◆ RECORDED INFORMATION:
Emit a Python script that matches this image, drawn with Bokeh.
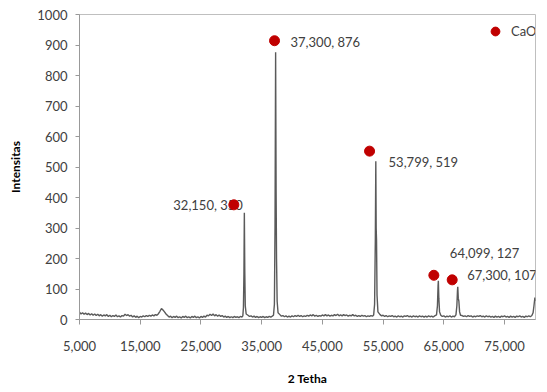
from bokeh.plotting import figure
from bokeh.layouts import column
from bokeh.models import FixedTicker, Range1d, Legend, LegendItem, Div
from bokeh.core.properties import value
from bokeh.embed import file_html
from bokeh.resources import INLINE

# ---- XRD pattern (2-theta in degrees, intensity in counts) ----
base_a_x = [5.00, 5.25, 5.50, 5.75, 6.00, 6.25, 6.50, 6.75, 7.00, 7.25, 7.50, 7.75, 8.00, 8.25, 8.50, 8.75,
            9.00, 9.25, 9.50, 9.75, 10.00, 10.25, 10.50, 10.75, 11.00, 11.25, 11.50, 11.75, 12.00, 12.25,
            12.50, 12.75, 13.00, 13.25, 13.50, 13.75, 14.00, 14.25, 14.50, 14.75, 15.00, 15.25, 15.50,
            15.75, 16.00, 16.25, 16.50, 16.75, 17.00, 17.25, 17.50, 17.75, 18.00, 18.25, 18.50, 18.75,
            19.00, 19.25, 19.50, 19.75, 20.00, 20.25, 20.50, 20.75, 21.00, 21.25, 21.50, 21.75, 22.00,
            22.25, 22.50, 22.75, 23.00, 23.25, 23.50, 23.75, 24.00, 24.25, 24.50, 24.75, 25.00, 25.25,
            25.50, 25.75, 26.00, 26.25, 26.50, 26.75, 27.00, 27.25, 27.50, 27.75, 28.00, 28.25, 28.50,
            28.75, 29.00, 29.25, 29.50, 29.75, 30.00, 30.25, 30.50, 30.75, 31.00, 31.25, 31.50, 31.75]
base_a_y = [24, 18, 22, 17, 21, 16, 20, 15, 19, 14, 18, 13, 17, 12, 16, 11,
            15, 12, 16, 10, 14, 9, 13, 10, 15, 9, 12, 8, 13, 11,
            17, 13, 16, 11, 14, 8, 12, 7, 11, 6, 10, 8, 12,
            9, 13, 10, 14, 11, 15, 12, 16, 14, 19, 27, 36, 31,
            25, 18, 13, 8, 11, 6, 10, 7, 11, 6, 9, 5, 10,
            7, 11, 6, 9, 5, 10, 7, 11, 6, 9, 5, 10, 7,
            11, 8, 14, 12, 17, 13, 18, 12, 16, 11, 15, 10, 13,
            8, 11, 7, 10, 6, 9, 6, 10, 7, 9, 6, 10, 8]
peak1_x = [31.90, 32.00, 32.08, 32.15, 32.22, 32.30, 32.45]
peak1_y = [12, 40, 150, 350, 160, 45, 18]
base_b_x = [32.75, 33.00, 33.25, 33.50, 33.75, 34.00, 34.25, 34.50, 34.75, 35.00, 35.25, 35.50, 35.75,
            36.00, 36.25, 36.50, 36.75]
base_b_y = [14, 10, 12, 8, 11, 7, 10, 6, 9, 7, 10, 6, 9, 7, 10, 8, 11]
peak2_x = [36.95, 37.10, 37.20, 37.30, 37.38, 37.45, 37.55, 37.70]
peak2_y = [14, 50, 300, 876, 420, 200, 60, 22]
base_c_x = [38.00, 38.25, 38.50, 38.75, 39.00, 39.25, 39.50, 39.75, 40.00, 40.25, 40.50, 40.75, 41.00,
            41.25, 41.50, 41.75, 42.00, 42.25, 42.50, 42.75, 43.00, 43.25, 43.50, 43.75, 44.00, 44.25,
            44.50, 44.75, 45.00, 45.25, 45.50, 45.75, 46.00, 46.25, 46.50, 46.75, 47.00, 47.25, 47.50,
            47.75, 48.00, 48.25, 48.50, 48.75, 49.00, 49.25, 49.50, 49.75, 50.00, 50.25, 50.50, 50.75,
            51.00, 51.25, 51.50, 51.75, 52.00, 52.25, 52.50, 52.75, 53.00, 53.25]
base_c_y = [16, 11, 13, 9, 12, 8, 11, 8, 12, 9, 13, 10, 14,
            10, 13, 9, 12, 10, 14, 11, 15, 12, 16, 11, 14, 10,
            13, 11, 15, 12, 16, 12, 15, 11, 14, 12, 16, 13, 17,
            12, 15, 12, 16, 13, 15, 11, 14, 12, 16, 12, 14, 10,
            13, 10, 14, 11, 13, 9, 12, 10, 13, 11]
peak3_x = [53.45, 53.60, 53.72, 53.80, 53.86, 53.92, 54.00, 54.15]
peak3_y = [15, 50, 260, 519, 300, 260, 80, 25]
base_d_x = [54.50, 54.75, 55.00, 55.25, 55.50, 55.75, 56.00, 56.25, 56.50, 56.75, 57.00, 57.25, 57.50,
            57.75, 58.00, 58.25, 58.50, 58.75, 59.00, 59.25, 59.50, 59.75, 60.00, 60.25, 60.50, 60.75,
            61.00, 61.25, 61.50, 61.75, 62.00, 62.25, 62.50, 62.75, 63.00, 63.25, 63.50]
base_d_y = [16, 12, 14, 10, 13, 9, 12, 10, 13, 9, 11, 8, 12,
            9, 11, 8, 12, 10, 13, 9, 11, 8, 12, 9, 11, 8,
            12, 9, 11, 8, 11, 8, 12, 9, 11, 8, 12]
peak4_x = [63.80, 63.95, 64.05, 64.10, 64.18, 64.30]
peak4_y = [15, 45, 110, 127, 70, 25]
base_e_x = [64.50, 64.75, 65.00, 65.25, 65.50, 65.75, 66.00, 66.25, 66.50, 66.75]
base_e_y = [14, 10, 12, 8, 11, 9, 12, 8, 11, 9]
peak5_x = [67.00, 67.15, 67.25, 67.30, 67.38, 67.48, 67.60, 67.75]
peak5_y = [15, 45, 95, 107, 70, 60, 25, 14]
base_f_x = [68.00, 68.25, 68.50, 68.75, 69.00, 69.25, 69.50, 69.75, 70.00, 70.25, 70.50, 70.75, 71.00,
            71.25, 71.50, 71.75, 72.00, 72.25, 72.50, 72.75, 73.00, 73.25, 73.50, 73.75, 74.00, 74.25,
            74.50, 74.75, 75.00, 75.25, 75.50, 75.75, 76.00, 76.25, 76.50, 76.75, 77.00, 77.25, 77.50,
            77.75, 78.00, 78.25, 78.50, 78.75, 79.00, 79.25, 79.50]
base_f_y = [13, 10, 12, 9, 13, 10, 12, 8, 11, 9, 12, 10, 13,
            9, 11, 8, 12, 9, 11, 8, 10, 7, 11, 8, 10, 7,
            11, 9, 12, 8, 10, 7, 11, 8, 10, 7, 11, 9, 12,
            8, 10, 7, 11, 9, 12, 9, 13]
peak6_x = [79.70, 79.85, 80.00, 80.10]
peak6_y = [22, 45, 72, 60]

two_theta = (base_a_x + peak1_x + base_b_x + peak2_x + base_c_x + peak3_x + base_d_x + peak4_x
             + base_e_x + peak5_x + base_f_x + peak6_x)
intensity = (base_a_y + peak1_y + base_b_y + peak2_y + base_c_y + peak3_y + base_d_y + peak4_y
             + base_e_y + peak5_y + base_f_y + peak6_y)

# ---- CaO markers and peak labels ----
cao_x = [30.42, 37.12, 52.77, 63.36, 66.38]
cao_y = [376, 914, 552, 145, 130]
peak_2theta = [32.150, 37.300, 53.799, 64.099, 67.300]
peak_int = [350, 876, 519, 127, 107]
peak_labels = [f"{a:.3f}".replace(".", ",") + f", {b}" for a, b in zip(peak_2theta, peak_int)]

x_ticks = [5, 15, 25, 35, 45, 55, 65, 75]
x_tick_labels = ["5,000", "15,000", "25,000", "35,000", "45,000", "55,000", "65,000", "75,000"]
y_ticks = [0, 100, 200, 300, 400, 500, 600, 700, 800, 900, 1000]

caption_text = "Gambar 5. Pola difraksi sinar-X katalis"

# ---- layout / style (not data) ----
label_dx = [9, 16, 19, 16, 15]
label_dy = [0, 1, 11, -22, -5]
label_align = ["right", "left", "left", "left", "left"]

FONT = "Lato"
TXT = "#404040"

p = figure(width=547, height=388, x_range=Range1d(5, 80.1), y_range=Range1d(0, 1000),
           output_backend="svg", toolbar_location=None,
           min_border_left=79, min_border_right=12, min_border_top=14, min_border_bottom=69)
p.xgrid.visible = False
p.ygrid.visible = False
p.outline_line_color = "#bfbfbf"
p.background_fill_color = "white"
p.border_fill_color = "white"

for ax in (p.xaxis[0], p.yaxis[0]):
    ax.axis_line_color = "#999999"
    ax.major_tick_line_color = "#999999"
    ax.minor_tick_line_color = None
    ax.major_tick_in = 0
    ax.major_tick_out = 5
    ax.major_label_text_font = FONT
    ax.major_label_text_font_size = "13px"
    ax.major_label_text_color = TXT
    ax.axis_label_text_font = FONT
    ax.axis_label_text_font_size = "12px"
    ax.axis_label_text_font_style = "bold"
    ax.axis_label_text_color = "black"

p.xaxis.ticker = FixedTicker(ticks=x_ticks)
p.xaxis.major_label_overrides = {t: s for t, s in zip(x_ticks, x_tick_labels)}
p.xaxis.major_label_standoff = 16
p.xaxis.axis_label = "2 Tetha"
p.xaxis.axis_label_standoff = 17
p.yaxis.ticker = FixedTicker(ticks=y_ticks)
p.yaxis.major_tick_out = 4
p.yaxis.major_label_standoff = 8
p.yaxis.axis_label = "Intensitas"
p.yaxis.axis_label_standoff = 11

p.line(two_theta, intensity, line_color="#5a5a5a", line_width=1.4)

p.text(x=cao_x, y=cao_y, text=peak_labels, x_offset=label_dx, y_offset=label_dy,
       text_align=label_align, text_baseline="middle",
       text_font=value(FONT), text_font_size="13px", text_color=TXT)

r = p.scatter(cao_x, cao_y, size=10, fill_color="#c00000", line_color="#c00000")

legend = Legend(items=[LegendItem(label="CaO", renderers=[r])], location=(405, 277),
                border_line_color=None, background_fill_alpha=0, padding=0, margin=0,
                glyph_width=22, glyph_height=22, label_standoff=5, label_height=22,
                label_text_font=FONT, label_text_font_size="13px", label_text_color=TXT)
p.add_layout(legend)

# caption strip: only the top of the figure caption shows, as in the reference
caption = Div(text=('<div style="font-family:\'Liberation Sans\'; font-size:22px; line-height:22px; '
                    'white-space:nowrap; padding-left:28px; margin:0; position:relative; top:6px; '
                    'word-spacing:12px; color:black;">' + caption_text + '</div>'),
              width=547, height=4, margin=0,
              styles={"overflow": "hidden", "background-color": "white"})

open("out.html", "w").write(file_html(column(p, caption, spacing=0), INLINE))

◆ TO BE DONE: Starting at the top of the listing above, reproduce each line up to and including the one with "from bokeh.resources import INLINE"; omit the pictures.

◆ COMPLETE RESPONSE:
Emit a Python script that matches this image, drawn with Bokeh.
from bokeh.plotting import figure
from bokeh.layouts import column
from bokeh.models import FixedTicker, Range1d, Legend, LegendItem, Div
from bokeh.core.properties import value
from bokeh.embed import file_html
from bokeh.resources import INLINE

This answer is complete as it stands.